§ WRITTEN EXERCISE
Without the images, write out all of the following entries exactly.

§ Entries with chart source code
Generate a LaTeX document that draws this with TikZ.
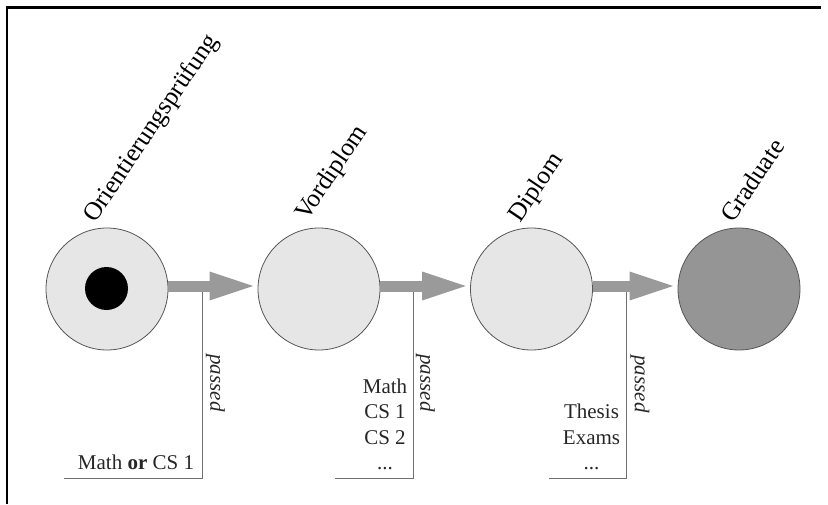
\documentclass[tikz,border=0pt]{standalone}
\usepackage{fontspec}
\setmainfont{Liberation Serif}
\usetikzlibrary{arrows.meta}
\definecolor{lightfill}{HTML}{E6E6E6}
\definecolor{darkfill}{HTML}{959595}
\definecolor{edgegray}{HTML}{555555}
\definecolor{flowgray}{HTML}{9A9A9A}
\definecolor{linegray}{HTML}{707070}
\tikzset{
  state/.style={circle, draw=edgegray, line width=0.8pt, minimum size=122pt, inner sep=0pt, fill=lightfill},
  finalstate/.style={state, fill=darkfill},
  blackdot/.style={circle, fill=black, minimum size=43pt, inner sep=0pt},
  flow/.style={draw=flowgray, line width=11pt, -{Triangle[length=48pt,width=25pt]}},
  passline/.style={draw=linegray, line width=0.9pt},
  statelabel/.style={rotate=56, anchor=base west, inner sep=0pt, font=\fontsize{25.5}{30}\selectfont},
  req/.style={font=\fontsize{21}{25.5}\selectfont, align=center, anchor=south, inner sep=0pt, text=black!85},
  passlabel/.style={rotate=-90, inner sep=0pt, font=\fontsize{21}{25}\selectfont\itshape, text=black!85},
  frameline/.style={draw=black, line width=2.2pt}
}
\begin{document}
\begin{tikzpicture}[x=1pt,y=-1pt]
\useasboundingbox (0,0) rectangle (828,504);
% frame
\coordinate (fa) at (7,504);
\coordinate (fb) at (7,7.5);
\coordinate (fc) at (821,7.5);
\draw[frameline] (fa) -- (fb) -- (fc);
% states
\node[state] (s1) at (107,289) {};
\node[blackdot] (d1) at (106.5,288.5) {};
\node[state] (s2) at (319,289) {};
\node[state] (s3) at (531.5,289) {};
\node[finalstate] (s4) at (739,289) {};
% labels
\node[statelabel] (l1) at (95,224) {Orientierungsprüfung};
\node[statelabel] (l2) at (307,222) {Vordiplom};
\node[statelabel] (l3) at (520,224) {Diplom};
\node[statelabel] (l4) at (733,224) {Graduate};
% requirement lines
\coordinate (t1) at (202,286);
\coordinate (b1) at (202,478);
\coordinate (e1) at (64,478);
\coordinate (t2) at (413,286);
\coordinate (b2) at (413,478);
\coordinate (e2) at (335,478);
\coordinate (t3) at (626,286);
\coordinate (b3) at (626,478);
\coordinate (e3) at (549,478);
\draw[passline] (t1) -- (b1) -- (e1);
\draw[passline] (t2) -- (b2) -- (e2);
\draw[passline] (t3) -- (b3) -- (e3);
% flows
\draw[flow] ([yshift=3pt]s1.east) -- ([yshift=3pt]s2.west);
\draw[flow] ([yshift=3pt]s2.east) -- ([yshift=3pt]s3.west);
\draw[flow] ([yshift=3pt]s3.east) -- ([yshift=3pt]s4.west);
% texts
\node[req] (r1) at (136,470) {Math \textbf{or} CS 1};
\node[req] (r2) at (385,470) {Math\\CS 1\\CS 2\\...};
\node[req] (r3) at (591.5,470) {Thesis\\Exams\\...};
\node[passlabel] (p1) at (215.5,383) {passed};
\node[passlabel] (p2) at (425.5,383) {passed};
\node[passlabel] (p3) at (640,384) {passed};
\end{tikzpicture}
\end{document}
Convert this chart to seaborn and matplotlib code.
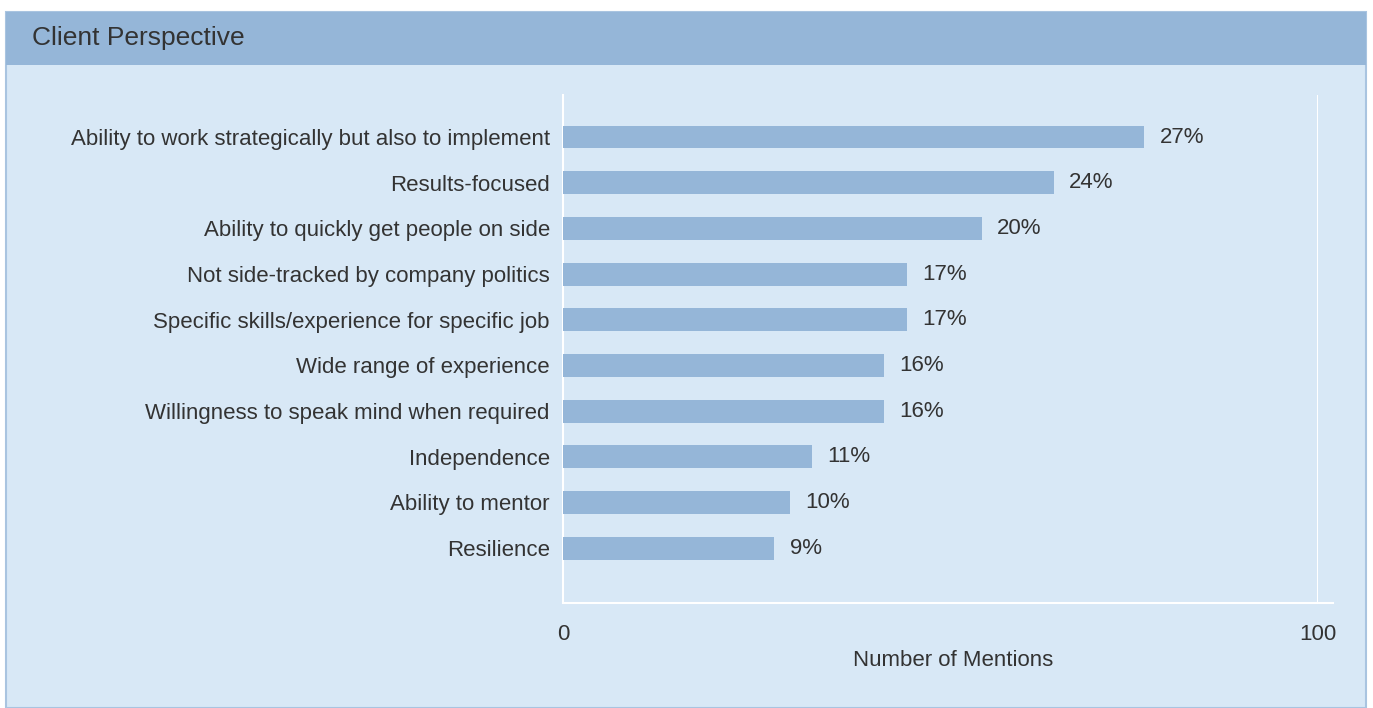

§ SOLUTION TO THE PROBLEM
Generate a LaTeX document that draws this with TikZ.
\documentclass[tikz,border=0pt]{standalone}
\usepackage{fontspec}
\setmainfont{Liberation Serif}
\usetikzlibrary{arrows.meta}
\definecolor{lightfill}{HTML}{E6E6E6}
\definecolor{darkfill}{HTML}{959595}
\definecolor{edgegray}{HTML}{555555}
\definecolor{flowgray}{HTML}{9A9A9A}
\definecolor{linegray}{HTML}{707070}
\tikzset{
  state/.style={circle, draw=edgegray, line width=0.8pt, minimum size=122pt, inner sep=0pt, fill=lightfill},
  finalstate/.style={state, fill=darkfill},
  blackdot/.style={circle, fill=black, minimum size=43pt, inner sep=0pt},
  flow/.style={draw=flowgray, line width=11pt, -{Triangle[length=48pt,width=25pt]}},
  passline/.style={draw=linegray, line width=0.9pt},
  statelabel/.style={rotate=56, anchor=base west, inner sep=0pt, font=\fontsize{25.5}{30}\selectfont},
  req/.style={font=\fontsize{21}{25.5}\selectfont, align=center, anchor=south, inner sep=0pt, text=black!85},
  passlabel/.style={rotate=-90, inner sep=0pt, font=\fontsize{21}{25}\selectfont\itshape, text=black!85},
  frameline/.style={draw=black, line width=2.2pt}
}
\begin{document}
\begin{tikzpicture}[x=1pt,y=-1pt]
\useasboundingbox (0,0) rectangle (828,504);
% frame
\coordinate (fa) at (7,504);
\coordinate (fb) at (7,7.5);
\coordinate (fc) at (821,7.5);
\draw[frameline] (fa) -- (fb) -- (fc);
% states
\node[state] (s1) at (107,289) {};
\node[blackdot] (d1) at (106.5,288.5) {};
\node[state] (s2) at (319,289) {};
\node[state] (s3) at (531.5,289) {};
\node[finalstate] (s4) at (739,289) {};
% labels
\node[statelabel] (l1) at (95,224) {Orientierungsprüfung};
\node[statelabel] (l2) at (307,222) {Vordiplom};
\node[statelabel] (l3) at (520,224) {Diplom};
\node[statelabel] (l4) at (733,224) {Graduate};
% requirement lines
\coordinate (t1) at (202,286);
\coordinate (b1) at (202,478);
\coordinate (e1) at (64,478);
\coordinate (t2) at (413,286);
\coordinate (b2) at (413,478);
\coordinate (e2) at (335,478);
\coordinate (t3) at (626,286);
\coordinate (b3) at (626,478);
\coordinate (e3) at (549,478);
\draw[passline] (t1) -- (b1) -- (e1);
\draw[passline] (t2) -- (b2) -- (e2);
\draw[passline] (t3) -- (b3) -- (e3);
% flows
\draw[flow] ([yshift=3pt]s1.east) -- ([yshift=3pt]s2.west);
\draw[flow] ([yshift=3pt]s2.east) -- ([yshift=3pt]s3.west);
\draw[flow] ([yshift=3pt]s3.east) -- ([yshift=3pt]s4.west);
% texts
\node[req] (r1) at (136,470) {Math \textbf{or} CS 1};
\node[req] (r2) at (385,470) {Math\\CS 1\\CS 2\\...};
\node[req] (r3) at (591.5,470) {Thesis\\Exams\\...};
\node[passlabel] (p1) at (215.5,383) {passed};
\node[passlabel] (p2) at (425.5,383) {passed};
\node[passlabel] (p3) at (640,384) {passed};
\end{tikzpicture}
\end{document}
Convert this chart to seaborn and matplotlib code.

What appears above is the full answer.